UNITED NATIONS, June 21 (Xinhua) -- Judged solely in the terms of economic growth, countries have proven to be remarkably resilient, but the day to day costs for the world's recovery have largely been borne by households, UN Secretary-General Ban Ni-moon said Monday.
It appears "the burden of coping has been placed disproportionately on the world poor and vulnerable," he said in a letter accompanying a report on the Millennium Development Goals ( MDGs) for the G20 Summit in Toronto, Canada, next week and a September MDGs summit.
"In the face of the global financial crisis a number of developing countries have proven to be remarkably resilient -- if judged purely in terms of economic growth," Ban said. "At the same time, it appears that the burden of coping has been borne disproportionately by poor and vulnerable people. This reality is poorly understood as it tends to fall below the radar of most traditional monitoring systems."
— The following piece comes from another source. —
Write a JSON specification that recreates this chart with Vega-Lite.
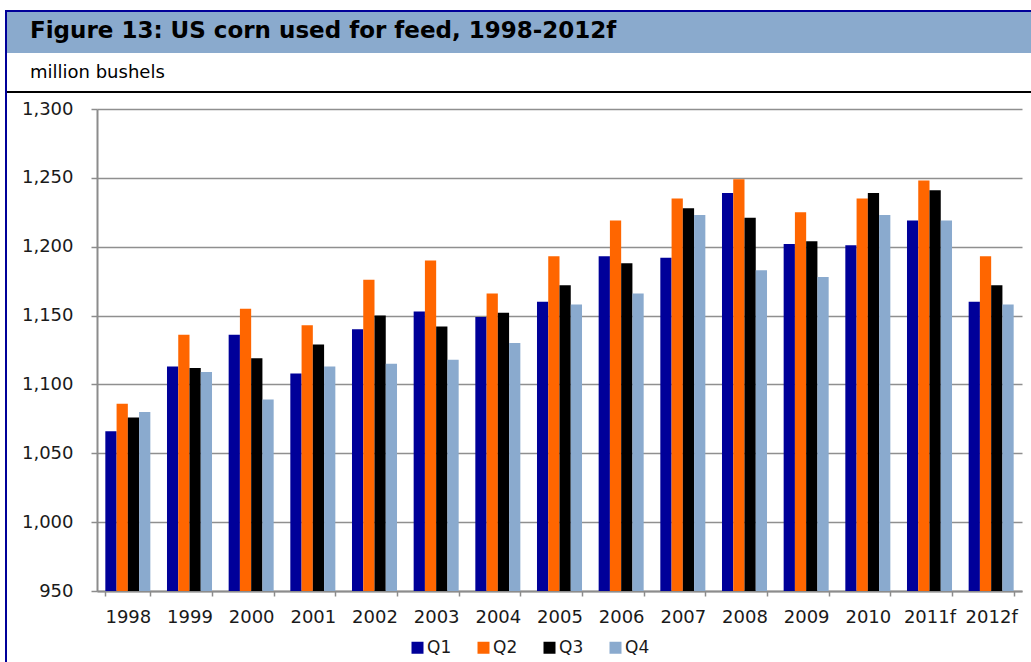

"Even where countries have been resilient and are returning to growth, the day-to-day costs of the crisis have been high for many households," the UN chief said in a prologue to the "qualitative" 36-page report, "Voices of the Vulnerable: Recovery from the Ground Up."
"Furthermore, where immediate impacts appear not to have been severe, the ongoing erosion of resilience has the potential to damage longer term development prospects," he said.
Realizing the overall impacts of the crisis could not be measured strictly on macroeconomic indicators, Ban said.
He explained the objective was to shed more light on what happened "on the ground."
The report drew on limited and slowly emerging statistical data, projections and scenario work by major international organizations and qualitative reports from both informed observers and the poor and vulnerable themselves.
It looked at how the poor and the vulnerable experienced the crisis since the last Voices of the Vulnerable in 2009.
"We continue to hear accounts of lost employment, unaffordability of nutritious food, disproportionately high costs of coping for children, young adults and women, and growing tensions arising within families and communities as they try to make ends meet," the secretary-general said.